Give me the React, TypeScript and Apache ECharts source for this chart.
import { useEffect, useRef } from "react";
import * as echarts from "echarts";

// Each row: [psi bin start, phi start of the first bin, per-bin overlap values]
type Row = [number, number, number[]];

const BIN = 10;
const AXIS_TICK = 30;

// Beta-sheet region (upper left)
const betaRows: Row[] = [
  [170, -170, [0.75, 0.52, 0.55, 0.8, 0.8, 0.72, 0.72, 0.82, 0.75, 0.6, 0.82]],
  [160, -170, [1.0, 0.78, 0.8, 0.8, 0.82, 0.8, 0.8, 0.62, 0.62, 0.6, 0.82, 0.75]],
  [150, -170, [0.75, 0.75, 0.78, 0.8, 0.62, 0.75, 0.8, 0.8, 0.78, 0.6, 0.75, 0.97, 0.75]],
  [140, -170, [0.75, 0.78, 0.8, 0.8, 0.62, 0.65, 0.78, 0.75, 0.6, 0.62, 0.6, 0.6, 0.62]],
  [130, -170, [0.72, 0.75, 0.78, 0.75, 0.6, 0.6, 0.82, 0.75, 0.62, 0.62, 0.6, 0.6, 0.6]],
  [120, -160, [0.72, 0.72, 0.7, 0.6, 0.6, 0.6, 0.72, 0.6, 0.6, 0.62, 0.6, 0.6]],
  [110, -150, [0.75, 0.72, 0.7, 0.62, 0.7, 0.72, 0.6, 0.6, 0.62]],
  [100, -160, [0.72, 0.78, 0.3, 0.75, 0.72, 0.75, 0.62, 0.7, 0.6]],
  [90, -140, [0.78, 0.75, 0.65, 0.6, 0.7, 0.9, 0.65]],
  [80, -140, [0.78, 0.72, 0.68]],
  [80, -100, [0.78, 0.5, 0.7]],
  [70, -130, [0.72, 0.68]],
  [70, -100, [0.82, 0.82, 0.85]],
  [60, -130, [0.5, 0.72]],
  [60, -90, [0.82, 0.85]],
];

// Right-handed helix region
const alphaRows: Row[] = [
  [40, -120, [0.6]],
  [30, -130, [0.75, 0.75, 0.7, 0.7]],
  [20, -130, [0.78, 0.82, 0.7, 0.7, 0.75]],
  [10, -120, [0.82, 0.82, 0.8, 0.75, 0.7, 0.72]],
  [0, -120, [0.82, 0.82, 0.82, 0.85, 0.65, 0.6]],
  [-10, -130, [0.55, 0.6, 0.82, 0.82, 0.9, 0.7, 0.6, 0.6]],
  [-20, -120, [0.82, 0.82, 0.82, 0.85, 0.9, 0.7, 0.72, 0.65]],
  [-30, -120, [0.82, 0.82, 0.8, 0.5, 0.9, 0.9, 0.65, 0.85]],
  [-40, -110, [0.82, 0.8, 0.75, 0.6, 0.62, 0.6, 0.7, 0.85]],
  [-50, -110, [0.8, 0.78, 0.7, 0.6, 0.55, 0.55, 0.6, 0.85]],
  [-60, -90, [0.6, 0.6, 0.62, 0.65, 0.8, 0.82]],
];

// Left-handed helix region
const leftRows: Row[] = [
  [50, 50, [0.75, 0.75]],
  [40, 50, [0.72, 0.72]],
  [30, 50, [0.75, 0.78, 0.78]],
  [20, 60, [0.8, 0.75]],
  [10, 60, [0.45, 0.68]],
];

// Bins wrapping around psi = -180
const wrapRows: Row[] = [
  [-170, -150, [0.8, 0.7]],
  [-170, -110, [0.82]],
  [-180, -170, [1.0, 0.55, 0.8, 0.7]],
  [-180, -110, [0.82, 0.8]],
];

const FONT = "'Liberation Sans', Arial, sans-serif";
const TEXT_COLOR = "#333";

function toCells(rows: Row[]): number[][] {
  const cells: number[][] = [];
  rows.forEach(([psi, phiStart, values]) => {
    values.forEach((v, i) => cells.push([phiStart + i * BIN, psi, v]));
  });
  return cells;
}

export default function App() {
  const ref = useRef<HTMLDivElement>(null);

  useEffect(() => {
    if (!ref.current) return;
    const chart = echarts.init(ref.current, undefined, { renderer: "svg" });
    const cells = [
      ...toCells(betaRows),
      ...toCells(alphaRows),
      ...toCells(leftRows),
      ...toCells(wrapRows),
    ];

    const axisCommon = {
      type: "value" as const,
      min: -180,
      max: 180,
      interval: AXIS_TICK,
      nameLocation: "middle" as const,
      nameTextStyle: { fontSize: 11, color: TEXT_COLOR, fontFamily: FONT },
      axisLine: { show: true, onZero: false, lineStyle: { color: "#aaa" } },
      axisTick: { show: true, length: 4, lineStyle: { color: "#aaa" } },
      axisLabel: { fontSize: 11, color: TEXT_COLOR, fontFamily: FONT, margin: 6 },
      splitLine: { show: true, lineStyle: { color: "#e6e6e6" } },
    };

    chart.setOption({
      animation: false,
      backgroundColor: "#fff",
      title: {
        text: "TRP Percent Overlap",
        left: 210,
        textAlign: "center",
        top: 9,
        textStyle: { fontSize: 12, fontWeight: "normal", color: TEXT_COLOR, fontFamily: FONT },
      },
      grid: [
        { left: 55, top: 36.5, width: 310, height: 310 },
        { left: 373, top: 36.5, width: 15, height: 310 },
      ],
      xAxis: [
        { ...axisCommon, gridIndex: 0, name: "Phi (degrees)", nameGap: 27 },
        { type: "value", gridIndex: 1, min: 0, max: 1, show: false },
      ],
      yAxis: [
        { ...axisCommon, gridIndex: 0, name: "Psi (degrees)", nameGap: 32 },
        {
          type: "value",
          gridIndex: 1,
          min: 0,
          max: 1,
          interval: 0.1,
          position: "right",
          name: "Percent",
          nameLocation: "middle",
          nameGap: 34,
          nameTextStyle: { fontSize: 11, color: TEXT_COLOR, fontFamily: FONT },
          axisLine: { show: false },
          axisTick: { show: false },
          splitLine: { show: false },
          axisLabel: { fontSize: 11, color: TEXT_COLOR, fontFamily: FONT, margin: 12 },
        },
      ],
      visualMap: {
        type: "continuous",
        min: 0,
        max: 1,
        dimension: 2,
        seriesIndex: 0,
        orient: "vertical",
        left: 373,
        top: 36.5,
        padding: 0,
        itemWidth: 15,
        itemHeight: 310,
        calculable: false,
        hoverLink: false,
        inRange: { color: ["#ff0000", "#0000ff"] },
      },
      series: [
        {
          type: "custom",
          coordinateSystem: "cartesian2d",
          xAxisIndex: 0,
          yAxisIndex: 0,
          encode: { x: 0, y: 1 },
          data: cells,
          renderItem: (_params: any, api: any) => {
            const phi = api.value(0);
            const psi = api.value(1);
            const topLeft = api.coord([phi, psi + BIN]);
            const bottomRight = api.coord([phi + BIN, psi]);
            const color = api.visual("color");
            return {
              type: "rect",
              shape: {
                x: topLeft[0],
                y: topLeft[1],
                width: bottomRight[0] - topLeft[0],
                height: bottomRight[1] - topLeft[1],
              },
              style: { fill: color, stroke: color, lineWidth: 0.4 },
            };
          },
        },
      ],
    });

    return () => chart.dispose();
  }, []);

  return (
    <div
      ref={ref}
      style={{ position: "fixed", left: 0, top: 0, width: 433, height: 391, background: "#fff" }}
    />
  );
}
※
TASK TO CARRY OUT: Set down the lines above as they stand, starting with the first line and ending with the line that contains "const AXIS_TICK = 30;".

ANSWER TO THE PROBLEM:
Give me the React, TypeScript and Apache ECharts source for this chart.
import { useEffect, useRef } from "react";
import * as echarts from "echarts";

// Each row: [psi bin start, phi start of the first bin, per-bin overlap values]
type Row = [number, number, number[]];

const BIN = 10;
const AXIS_TICK = 30;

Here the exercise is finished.